Against sterling, euro hit a 3-1/2 year low, tracking a fall in the euro/dollar after lacklustre U.S. jobs data. EURGBP fell to 0.7948 from 0.7968. EURJPY fell to 98.04 from 98.91.
Sterling lost all gains made earlier in the Europe session following the release of UK PPI data. GBPUSD had a choppy session, bouncing from a low of 1.5505 to a session high of 1.5549, followed by a sharp drop to 1.5499after the U.S. jobs data. This brought cable to the lows reached yesterday due to the expansion of QE by the Bank of England.
The U.S. dollar fell sharply against the yen after the U.S. non-farm payrolls report as the weakness in the labour sector will likely raise pressure on the Federal Reserve to do more to boost the economy. USDJPY dropped to 79.52 from 79.91.

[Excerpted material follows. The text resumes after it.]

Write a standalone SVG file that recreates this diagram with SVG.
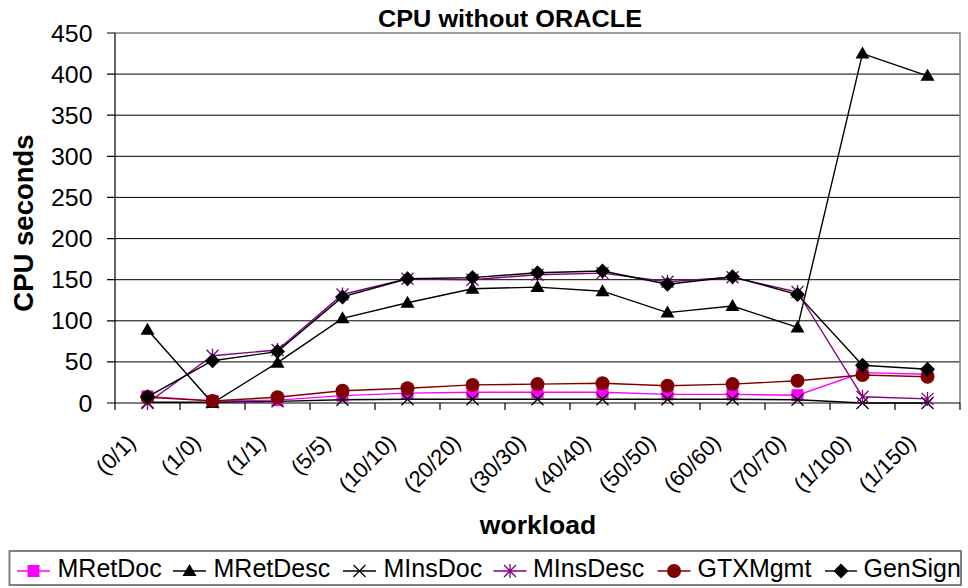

The Canadian dollar briefly jumped against the greenback after improved Canadian jobs data but soon the CAD weakened as a result of the weaker than expected U.S. jobs data. This caused risk aversion and a move away from risk currencies like the loonie. USDCAD briefly dipped to 1.0138 after both jobs reports at 12:30 GMT then rose to 1.0181.